SUPPLIED DATA:
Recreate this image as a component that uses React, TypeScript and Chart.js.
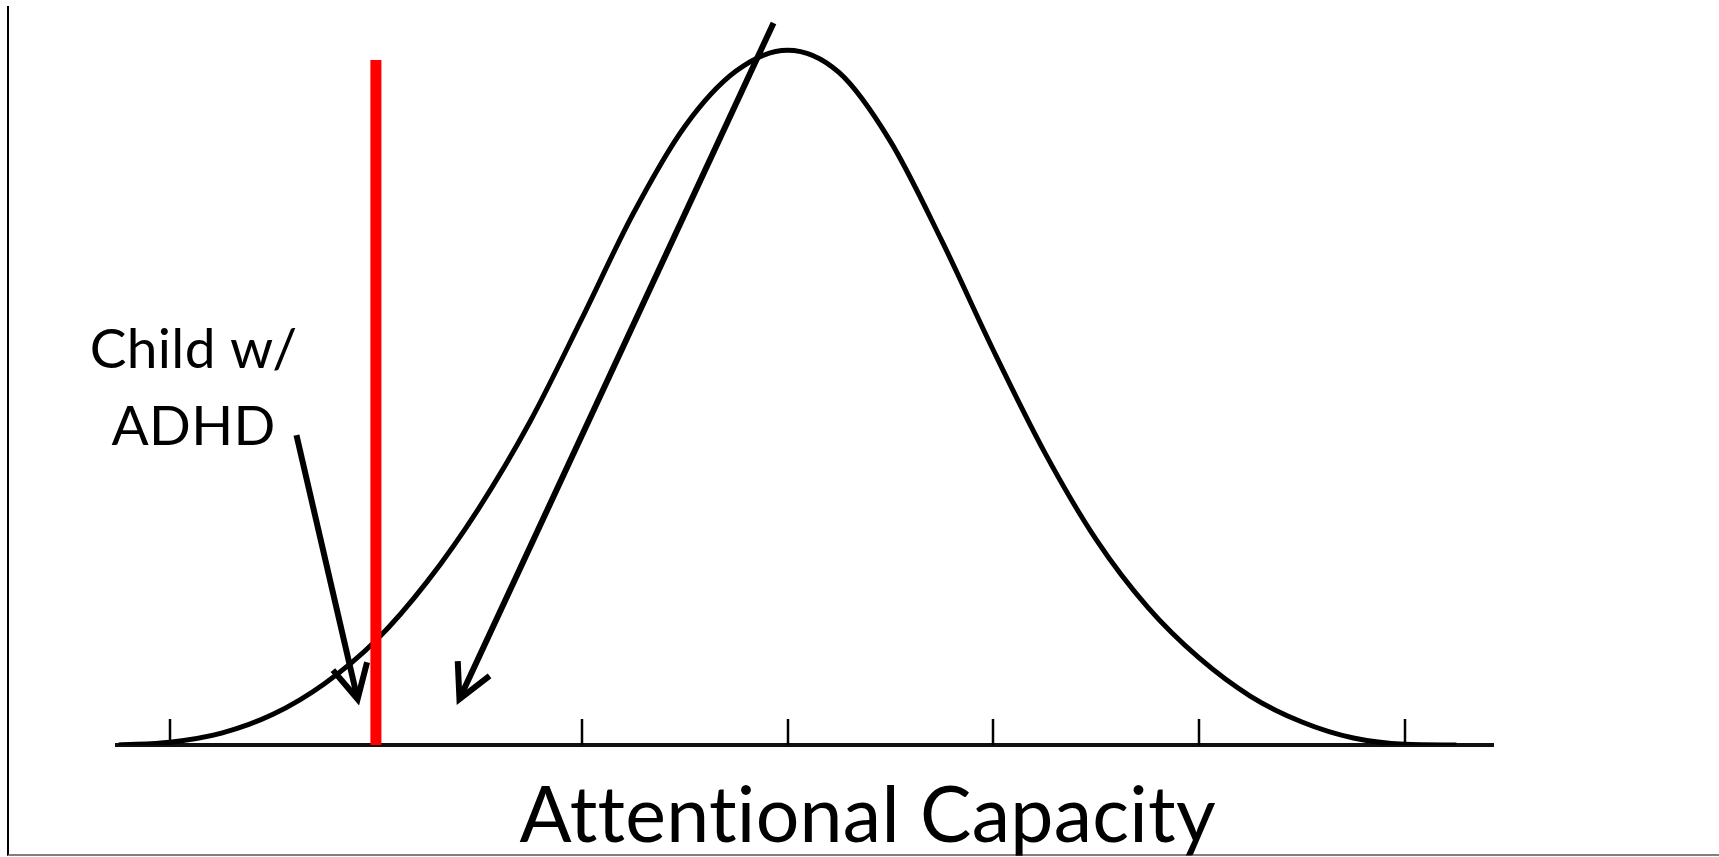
import React, { useEffect, useRef } from "react";
import { Chart, registerables } from "chart.js";

Chart.register(...registerables);

// Curve: position in standard deviations, height relative to the peak
const curveX = [-3.25, -3.0, -2.75, -2.5, -2.25, -2.0, -1.75, -1.5, -1.25, -1.0, -0.75, -0.5, -0.25, 0, 0.25, 0.5, 0.75, 1.0, 1.25, 1.5, 1.75, 2.0, 2.25, 2.5, 2.75, 3.0, 3.25];
const curveY = [0.0, 0.004, 0.017, 0.044, 0.088, 0.15, 0.235, 0.34, 0.465, 0.612, 0.763, 0.888, 0.968, 0.998, 0.966, 0.867, 0.724, 0.567, 0.42, 0.295, 0.198, 0.125, 0.07, 0.033, 0.01, 0.001, 0.0];

const tickValues = [-3, -2, -1, 0, 1, 2, 3];

const cutoffX = -2;
const cutoffTop = 0.984;

const arrowStartX = [-2.386, -0.068];
const arrowStartY = [0.445, 1.037];
const arrowEndX = [-2.089, -1.594];
const arrowEndY = [0.066, 0.066];

const labelLines = ["Child w/", "ADHD"];
const labelX = -2.886;
const labelY = 0.542;

const axisTitle = "Attentional Capacity";
const axisTitleX = 0.39;

const xMin = -3.258;
const xMax = 3.428;
const yMax = 1.06;

const overlayPlugin = {
  id: "overlay",
  beforeDatasetsDraw(chart: any) {
    const { ctx, scales } = chart;
    const x = scales.x;
    const y = scales.y;
    const y0 = y.getPixelForValue(0);
    ctx.save();
    ctx.strokeStyle = "#000";
    ctx.lineWidth = 2.5;
    tickValues.forEach((t) => {
      const px = Math.round(x.getPixelForValue(t));
      ctx.beginPath();
      ctx.moveTo(px, y0);
      ctx.lineTo(px, y0 - 26);
      ctx.stroke();
    });
    ctx.restore();
  },
  afterDatasetsDraw(chart: any) {
    const { ctx, scales } = chart;
    const x = scales.x;
    const y = scales.y;
    ctx.save();
    ctx.strokeStyle = "#000";
    ctx.lineWidth = 6;
    ctx.lineCap = "butt";
    ctx.lineJoin = "miter";
    for (let i = 0; i < arrowStartX.length; i++) {
      const sx = x.getPixelForValue(arrowStartX[i]);
      const sy = y.getPixelForValue(arrowStartY[i]);
      const ex = x.getPixelForValue(arrowEndX[i]);
      const ey = y.getPixelForValue(arrowEndY[i]);
      const ang = Math.atan2(sy - ey, sx - ex);
      const len = 38;
      const spread = (27.5 * Math.PI) / 180;
      ctx.beginPath();
      ctx.moveTo(sx, sy);
      ctx.lineTo(ex + 3 * Math.cos(ang), ey + 3 * Math.sin(ang));
      ctx.stroke();
      ctx.beginPath();
      ctx.moveTo(ex + len * Math.cos(ang - spread), ey + len * Math.sin(ang - spread));
      ctx.lineTo(ex, ey);
      ctx.lineTo(ex + len * Math.cos(ang + spread), ey + len * Math.sin(ang + spread));
      ctx.stroke();
    }
    ctx.fillStyle = "#000";
    ctx.textAlign = "center";
    ctx.textBaseline = "alphabetic";
    try {
      (ctx as any).letterSpacing = "0.3px";
    } catch (e) {}
    ctx.font = "55px Lato";
    const lx = x.getPixelForValue(labelX);
    const ly = y.getPixelForValue(labelY);
    labelLines.forEach((line, i) => {
      ctx.fillText(line, lx, ly + i * 77);
    });
    ctx.font = "77px Lato";
    const tx = x.getPixelForValue(axisTitleX);
    ctx.fillText(axisTitle, tx, y.getPixelForValue(0) + 97);
    ctx.restore();
  },
};

export default function App() {
  const canvasRef = useRef<HTMLCanvasElement | null>(null);

  useEffect(() => {
    const canvas = canvasRef.current;
    if (!canvas) return;
    const chart = new Chart(canvas, {
      type: "line",
      data: {
        datasets: [
          {
            label: "cutoff",
            data: [
              { x: cutoffX, y: 0 },
              { x: cutoffX, y: cutoffTop },
            ],
            borderColor: "#ff0000",
            borderWidth: 11,
            borderCapStyle: "butt",
            pointRadius: 0,
            fill: false,
          },
          {
            label: "distribution",
            data: curveX.map((v, i) => ({ x: v, y: curveY[i] })),
            borderColor: "#000",
            borderWidth: 5,
            pointRadius: 0,
            cubicInterpolationMode: "monotone",
            fill: false,
          },
        ],
      },
      options: {
        animation: false,
        responsive: false,
        maintainAspectRatio: false,
        devicePixelRatio: 1,
        layout: { padding: { left: 117, right: 226, top: 7, bottom: 112 } },
        plugins: { legend: { display: false }, tooltip: { enabled: false } },
        events: [],
        scales: {
          x: {
            type: "linear",
            min: xMin,
            max: xMax,
            grid: { display: false, drawTicks: false },
            border: { display: true, color: "#111", width: 4 },
            ticks: { display: false },
            title: { display: false, text: axisTitle },
          },
          y: {
            display: false,
            min: 0,
            max: yMax,
          },
        },
      },
      plugins: [overlayPlugin],
    });
    return () => chart.destroy();
  }, []);

  return (
    <div
      style={{
        position: "fixed",
        left: 0,
        top: 0,
        width: 1719,
        height: 857,
        background: "#fff",
        overflow: "hidden",
      }}
    >
      <div
        style={{
          position: "absolute",
          left: 7,
          top: 6,
          right: 0,
          bottom: 1,
          borderLeft: "2px solid #000",
          borderBottom: "2px solid #808080",
        }}
      />
      <canvas
        ref={canvasRef}
        width={1719}
        height={857}
        style={{ position: "absolute", left: 0, top: 0, width: 1719, height: 857 }}
      />
    </div>
  );
}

REQUIREMENTS: Set down again, exactly, the lines of the material above from its first line to the one with "const cutoffTop = 0.984;", inclusive. Leave the pictures out.

ANSWER TO THE TASK:
Recreate this image as a component that uses React, TypeScript and Chart.js.
import React, { useEffect, useRef } from "react";
import { Chart, registerables } from "chart.js";

Chart.register(...registerables);

// Curve: position in standard deviations, height relative to the peak
const curveX = [-3.25, -3.0, -2.75, -2.5, -2.25, -2.0, -1.75, -1.5, -1.25, -1.0, -0.75, -0.5, -0.25, 0, 0.25, 0.5, 0.75, 1.0, 1.25, 1.5, 1.75, 2.0, 2.25, 2.5, 2.75, 3.0, 3.25];
const curveY = [0.0, 0.004, 0.017, 0.044, 0.088, 0.15, 0.235, 0.34, 0.465, 0.612, 0.763, 0.888, 0.968, 0.998, 0.966, 0.867, 0.724, 0.567, 0.42, 0.295, 0.198, 0.125, 0.07, 0.033, 0.01, 0.001, 0.0];

const tickValues = [-3, -2, -1, 0, 1, 2, 3];

const cutoffX = -2;
const cutoffTop = 0.984;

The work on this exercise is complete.